All students with special needs, whose IEP requires service, will be transported. However, capacity and staff limitations will reduce available routes for general education students. Assuming all 92 bus driver positions are filled, along with 15 substitute drivers, the department should be able to provide service to all elementary students as served in 2019-20. Priority will be given to Title I sites and Every Student Succeeds Act (ESSA) routes. Transportation will work with secondary sites, possibly dropping off and picking up students at adjusted times, to accommodate as many middle and high school students as possible. Priority will be given to those schools with high volume of passengers and when walking routes are limited or unavailable. The Bus Pass office is set to reopen on July 16, 2020, to begin accepting applications. Renewal applications submitted during the Spring (March-May), will be placed and assigned a bus pass first. Applications received during the application window beginning July 16, 2020, will be placed on a first come, first serve, basis. Once seating capacity is reached on a route, remaining applicants will be notified and placed on a waiting list. Refunds will be issued for any applications not issued a pass. Applications for after school program transportation will also be accepted. Passes will be issued based on staff and equipment availability As soon as the Bus Pass has processed these applications, parents will be notified if a bus pass will or will not be issued. In these cases parents may also request to be placed on a waiting list. If a seat becomes available the Bus Pass Office will contact them immediately.
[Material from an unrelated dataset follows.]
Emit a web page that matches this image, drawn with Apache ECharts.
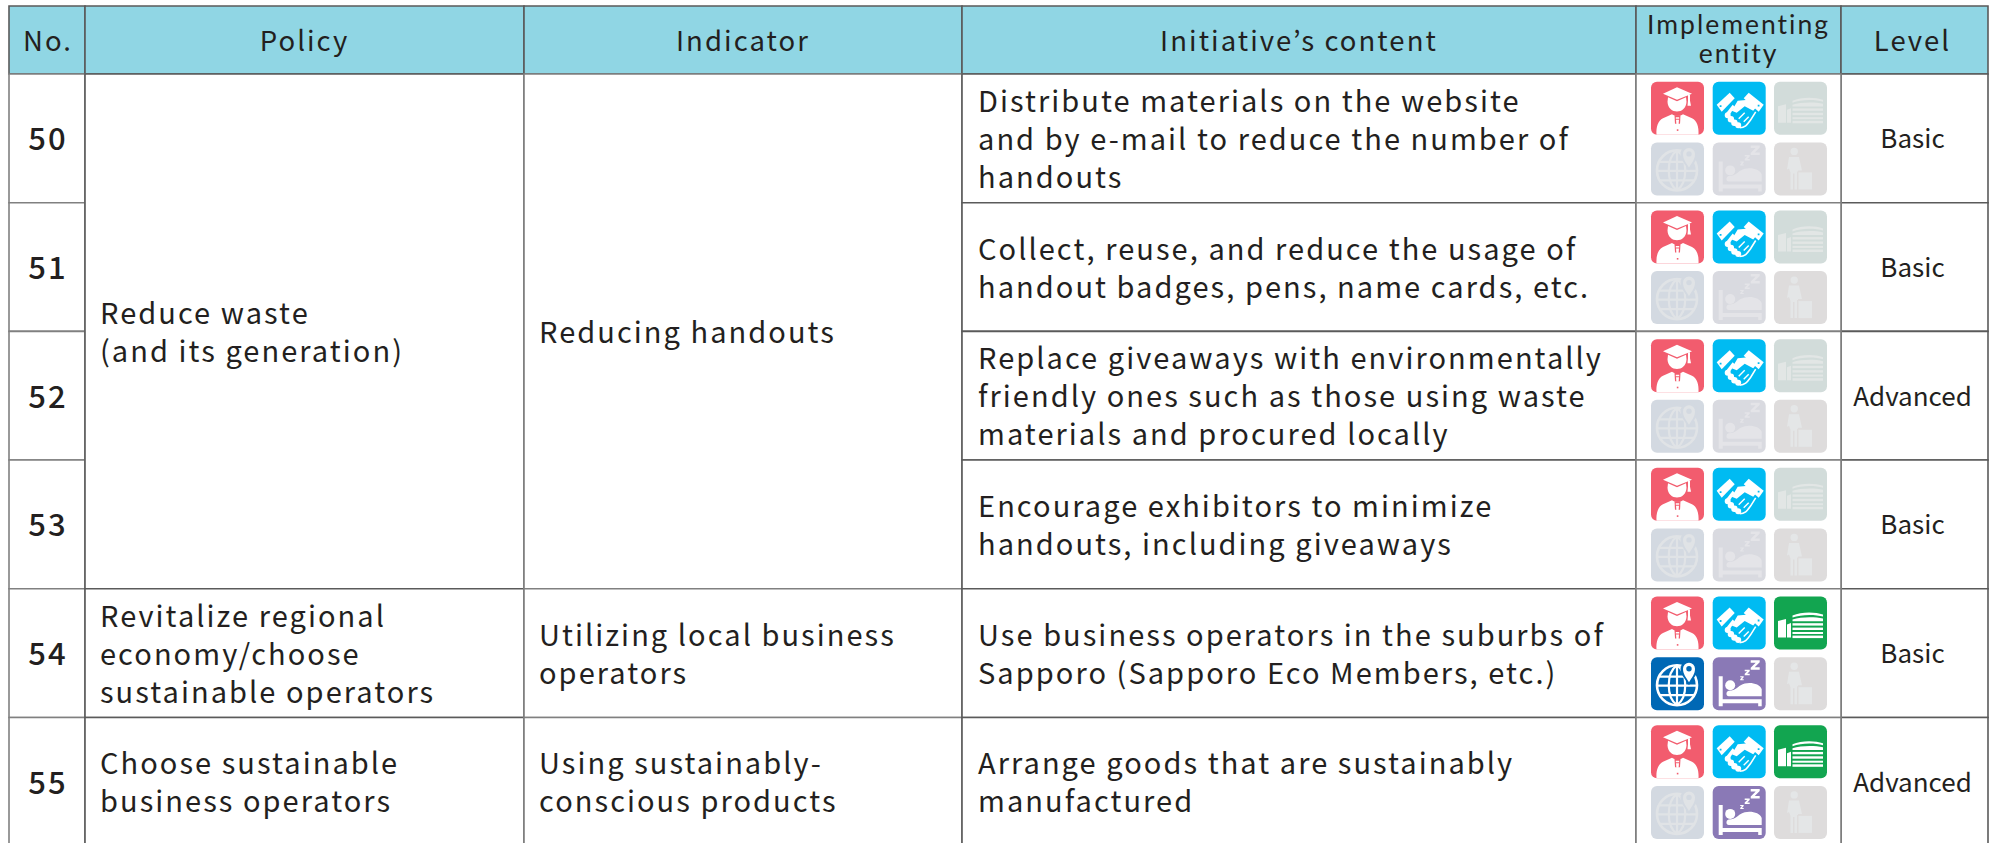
<!DOCTYPE html>
<html><head><meta charset="utf-8">
<style>
html,body{margin:0;padding:0;background:#fff;overflow:hidden}
#chart{width:1989px;height:843px}
#chart text{letter-spacing:2.05px}
#chart text[style*="Lato"]{letter-spacing:2px}
#chart text[style*="CJK SC"]{letter-spacing:0}
</style>
<script src="https://cdn.jsdelivr.net/npm/echarts@6/dist/echarts.min.js"></script>
</head><body><div id="chart"></div>
<script>
// ---------- table content ----------
const headers = ['No.', 'Policy', 'Indicator', 'Initiative\u2019s content', 'Implementing\nentity', 'Level'];
const numbers = ['50', '51', '52', '53', '54', '55'];
const policies = [
  { from: 0, to: 3, text: 'Reduce waste\n(and its generation)' },
  { from: 4, to: 4, text: 'Revitalize regional\neconomy/choose\nsustainable operators' },
  { from: 5, to: 5, text: 'Choose sustainable\nbusiness operators' }
];
const indicators = [
  { from: 0, to: 3, text: 'Reducing handouts' },
  { from: 4, to: 4, text: 'Utilizing local business\noperators' },
  { from: 5, to: 5, text: 'Using sustainably-\nconscious products' }
];
const initiatives = [
  'Distribute materials on the website\nand by e-mail to reduce the number of\nhandouts',
  'Collect, reuse, and reduce the usage of\nhandout badges, pens, name cards, etc.',
  'Replace giveaways with environmentally\nfriendly ones such as those using waste\nmaterials and procured locally',
  'Encourage exhibitors to minimize\nhandouts, including giveaways',
  'Use business operators in the suburbs of\nSapporo (Sapporo Eco Members, etc.)',
  'Arrange goods that are sustainably\nmanufactured'
];
const levels = ['Basic', 'Basic', 'Advanced', 'Basic', 'Basic', 'Advanced'];
// order of entities: organizer, partner, venue, destination, lodging, traveller
const entityActive = [
  [1, 1, 0, 0, 0, 0],
  [1, 1, 0, 0, 0, 0],
  [1, 1, 0, 0, 0, 0],
  [1, 1, 0, 0, 0, 0],
  [1, 1, 1, 1, 1, 0],
  [1, 1, 1, 0, 1, 0]
];

// ---------- layout and style ----------
const colEdges = [9, 85, 524, 962, 1636, 1841, 1988];
const rowEdges = [74, 202.7, 331.4, 460, 588.8, 717.5, 846];
const tableTop = 6;
const ink = '#231f20', headFill = '#90d6e4', lineDark = '#5a5a5a', lineRow = '#808080';
const FONT = '"Noto Sans CJK JP"', FONT_NARROW = '"Noto Sans CJK SC"', FONT_TIGHT = 'Lato';
const iconSize = 53, iconX = [1651, 1712.7, 1774], iconY = [7.8, 68.4];
const iconBg = [
  ['#f25c6e', '#f25c6e'], ['#00bbf2', '#00bbf2'], ['#12a550', '#d2dcda'],
  ['#0068b5', '#d3d9e1'], ['#8a79b6', '#d9dae0'], ['#8a8a8a', '#dedcdc']
];
const iconFgOff = ['#ffffff', '#ffffff', '#e2e6e5', '#e0e3e6', '#e4e4e8', '#e4e6e7'];

// glyph parts: [kind, pathData, strokeWidth]  f=fill fg, b=fill bg, s=stroke fg, t=stroke bg
const glyphs = [
  [ // graduate
    ['f', 'M26 5.5 L41 12 L26 18 L12 12 Z'],
    ['f', 'M17 15.5 L26 19.5 L35 15.5 L35.5 20 C35 33 17 33 16.5 20 Z'],
    ['f', 'M37 13 H39 V19 L40 24 H36.5 L37 19 Z'],
    ['f', 'M5.5 53 C5 45 7 39 12 36.5 L21 32.5 C24 34.5 29 34.5 32 32.5 L41 36.5 C46 39 48 45 47.5 53 Z'],
    ['b', 'M23.5 33.5 H29.5 L29 42 H24 Z'],
    ['f', 'M24.8 35.5 H28.2 V37 H24.8 Z M25 38 H28 L27.6 42.5 H25.4 Z'],
    ['b', 'M25.8 47.5 h1.6 v1.6 h-1.6 Z']
  ],
  [ // handshake
    ['f', 'M4 23 L17 11 L22 16.5 L9 30 Z'],
    ['f', 'M36 11 L51 23 L46 30 L31 16.5 Z'],
    ['b', 'M7 23.5 h1.8 v1.8 h-1.8 Z M45 23 h1.8 v1.8 h-1.8 Z'],
    ['f', 'M19 29 L25 19 L36 18 L43 26 L40.5 29 L32 24.5 L24 31 Z'],
    ['f', 'M13 32 L20 23 L22 25 L17 33 Z'],
    ['f', 'M12 33.5 a3 3 0 1 1 6 0 a3 3 0 1 1 -6 0 Z M15 37.5 a3.2 3.2 0 1 1 6.4 0 a3.2 3.2 0 1 1 -6.4 0 Z M18.5 41 a3.2 3.2 0 1 1 6.4 0 a3.2 3.2 0 1 1 -6.4 0 Z M22.5 43.5 a3 3 0 1 1 6 0 a3 3 0 1 1 -6 0 Z'],
    ['s', 'M27 46 C33 46 35 42 38 38 L43 30', 1.6],
    ['s', 'M31 40 L36 35 M26 37 L32 31', 1.4]
  ],
  [ // venue building
    ['f', 'M4 24.5 L12 22.5 V41 H4 Z'],
    ['f', 'M13 28 L17 26.5 V41 H13 Z'],
    ['f', 'M18.5 19 C27 15 41 15 49 18 V20 C41 17.6 27 17.6 18.5 21 Z'],
    ['f', 'M18.5 23 C27 20 41 20 49 22 V24.6 H18.5 Z'],
    ['f', 'M18.5 26.6 H49 V29 H18.5 Z'],
    ['f', 'M18.5 31 H49 V33.4 H18.5 Z'],
    ['f', 'M18.5 35.4 H49 V37.4 H18.5 Z'],
    ['f', 'M18.5 39 H49 V41.5 H18.5 Z']
  ],
  [ // globe and pin
    ['s', 'M6 28 a20 20 0 1 0 40 0 a20 20 0 1 0 -40 0 Z', 2.6],
    ['s', 'M8.5 19.5 H43.5 M6 28.5 H46 M8.5 38 H43.5', 2.2],
    ['s', 'M26 8 V48 M26 8 C15 16 15 40 26 48 M26 8 C37 16 37 40 26 48', 2.2],
    ['b', 'M38 28 C34 21 29.5 18 29.5 11.5 a8.5 8.5 0 1 1 17 0 C46.5 18 42 21 38 28 Z'],
    ['f', 'M38 25 C35 20 32 17 32 11.5 a6 6 0 1 1 12 0 C44 17 41 20 38 25 Z'],
    ['b', 'M35.3 11.5 a2.7 2.7 0 1 1 5.4 0 a2.7 2.7 0 1 1 -5.4 0 Z']
  ],
  [ // bed
    ['f', 'M6 19 H10 V42 H49 V49 H45.5 V46 H10 V49 H6 Z'],
    ['f', 'M12.5 28 a5 5 0 1 1 10 0 a5 5 0 1 1 -10 0 Z'],
    ['f', 'M16 33.5 C24 33 24 30 28 28 C35 24 47 26 49 32 V39 H16 C13 39 13 34 16 33.5 Z'],
    ['f', 'M38 3 H47 V5 L42 10 H47 V12.5 H38 V10.5 L43 5.5 H38 Z'],
    ['f', 'M32 12.5 H37 V14 L34.5 16.5 H37 V18 H32 V16.5 L34.5 14 H32 Z'],
    ['f', 'M27.5 19 H31 V20 L29.3 22 H31 V23 H27.5 V22 L29.2 20 H27.5 Z']
  ],
  [ // traveller
    ['f', 'M16.5 9 a3.7 3.7 0 1 1 7.4 0 a3.7 3.7 0 1 1 -7.4 0 Z'],
    ['f', 'M15 14.5 H25 L28 28 H24 V29 H23 V47 H20.5 V31 H19 V47 H16.5 V30 L15 26 L13 27 Z'],
    ['f', 'M24.5 30 H38 V47 H24.5 Z']
  ]
];

// ---------- series data built from the arrays ----------
const cells = [];   // [colIndex, fromRow, toRow, text]   fromRow -1 = header
headers.forEach((h, c) => cells.push([c, -1, -1, h]));
numbers.forEach((n, r) => cells.push([0, r, r, n]));
policies.forEach(p => cells.push([1, p.from, p.to, p.text]));
indicators.forEach(p => cells.push([2, p.from, p.to, p.text]));
initiatives.forEach((t, r) => cells.push([3, r, r, t]));
levels.forEach((t, r) => cells.push([5, r, r, t]));

const entityCells = numbers.map((n, r) => [4, r, r]);
const icons = [];   // [rowIndex, entityIndex, active]
entityActive.forEach((row, r) => row.forEach((a, e) => icons.push([r, e, a])));

function cellRect(c, from, to, api) {
  const head = from < 0;
  const a = api.coord([colEdges[c], head ? tableTop : rowEdges[from]]);
  const b = api.coord([colEdges[c + 1], head ? rowEdges[0] : rowEdges[to + 1]]);
  return { a, b, head };
}
function cellBox(c, a, b, head) {
  return { type: 'rect', shape: { x: a[0], y: a[1], width: b[0] - a[0], height: b[1] - a[1] },
    style: { fill: head ? headFill : '#fff', stroke: head || c % 2 ? lineDark : lineRow, lineWidth: 1.6 } };
}
function renderEntityCell(params, api) {
  const c = api.value(0);
  const { a, b } = cellRect(c, api.value(1), api.value(2), api);
  return cellBox(c, a, b, false);
}
function renderCell(params, api) {
  const c = api.value(0), from = api.value(1), to = api.value(2);
  const text = cells[params.dataIndex][3];
  const { a, b, head } = cellRect(c, from, to, api);
  const leftAligned = !head && (c === 1 || c === 2 || c === 3);
  const pad = { 1: 15, 2: 15, 3: 16 }[c] || 0;
  const nudgeX = c === 5 ? -2 : c === 0 ? 1 : 0;
  let font;
  if (head) font = c === 4 ? '400 26.5px ' + FONT_TIGHT : '400 27.5px ' + FONT;
  else if (c === 0) font = '500 31px ' + FONT;
  else if (c === 5) font = '400 26px ' + FONT_NARROW;
  else font = '400 29px ' + FONT;
  return {
    type: 'group',
    children: [
      cellBox(c, a, b, head),
      { type: 'text', z2: 5,
        style: { text, x: (leftAligned ? a[0] + pad : (a[0] + b[0]) / 2) + nudgeX, y: (a[1] + b[1]) / 2 - 1.5,
          align: leftAligned ? 'left' : 'center', verticalAlign: 'middle',
          font, fill: ink, lineHeight: head && c === 4 ? 29 : 38 } }
    ]
  };
}

function renderIcon(params, api) {
  const r = api.value(0), e = api.value(1), on = api.value(2);
  const pos = api.coord([iconX[e % 3], rowEdges[r] + iconY[e < 3 ? 0 : 1]]);
  const bg = iconBg[e][on ? 0 : 1];
  const fg = on ? '#ffffff' : iconFgOff[e];
  const children = [{ type: 'rect', shape: { x: 0, y: 0, width: iconSize, height: iconSize, r: 6 }, style: { fill: bg } }];
  glyphs[e].forEach(part => {
    const kind = part[0];
    const style = (kind === 'f' || kind === 'b')
      ? { fill: kind === 'f' ? fg : bg }
      : { fill: 'none', stroke: kind === 's' ? fg : bg, lineWidth: part[2] };
    children.push({
      type: 'path',
      shape: { pathData: 'M0 0 L0 0 M53 53 L53 53 ' + part[1], x: 0, y: 0, width: iconSize, height: iconSize, layout: 'cover' },
      style
    });
  });
  return { type: 'group', x: pos[0], y: pos[1], children };
}

const chart = echarts.init(document.getElementById('chart'), null, { renderer: 'svg', width: 1989, height: 843 });
chart.setOption({
  animation: false,
  backgroundColor: '#ffffff',
  grid: { left: 0, right: 0, top: 0, bottom: 0 },
  xAxis: { type: 'value', min: 0, max: 1989, show: false },
  yAxis: { type: 'value', min: 0, max: 843, inverse: true, show: false },
  series: [
    { type: 'custom', coordinateSystem: 'cartesian2d', clip: false, silent: true, renderItem: renderCell,
      encode: { x: 0, y: 1 }, data: cells.map(d => d.slice(0, 3)), z: 1 },
    { type: 'custom', coordinateSystem: 'cartesian2d', clip: false, silent: true, renderItem: renderEntityCell,
      encode: { x: 0, y: 1 }, data: entityCells, z: 1 },
    { type: 'custom', coordinateSystem: 'cartesian2d', clip: false, silent: true, renderItem: renderIcon,
      data: icons, z: 2 }
  ]
});
</script></body></html>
As athletics will be significantly reduced and field trips into the community will be limited due to safety concerns and CDPH guidance, extracurricular and athletic transportation will not be available.

Activities, Camps, Sports, and Field Trips: All extracurricular and co-curricular activities will comply with restrictions and state and county guidelines that are in place at the time. If the State has not achieved Stage 4 and restrictions do not allow for large gatherings, events may be cancelled or postponed. If restrictions allow for certain events such as sports contests without audiences, those events will be scheduled.

Following the National Federation of State High School Associations guidelines as well as county and state health and safety guidelines, the school summer conditioning “Phase 1” camps were prepared to start on July 6th with appropriate measures to ensure student health and safety. However, all Orange County school districts were notified on July 6, 2020, by Orange County Department of Education and were advised to cease all athletics until further guidance was provided by the California Department of Public Health. Once additional guidance is provided, high school administration, in connection with athletic directors, coaches, health professionals, and District staff, will share further details and plans for Pilot Conditioning “Phase 1.”

Sports will be considered on an individual basis and activities that comply with physical distancing, such as golf and cross country, tennis or track, may be reinstated sooner than other sports that require physical contact, such as football and basketball. Staff will continue to work collaboratively with California Interscholastic Federation (CIF) with scheduling and health and safety accommodations. CIF has indicated that additional information regarding 2020-2021 sports schedules will be provided on July 20, 2020.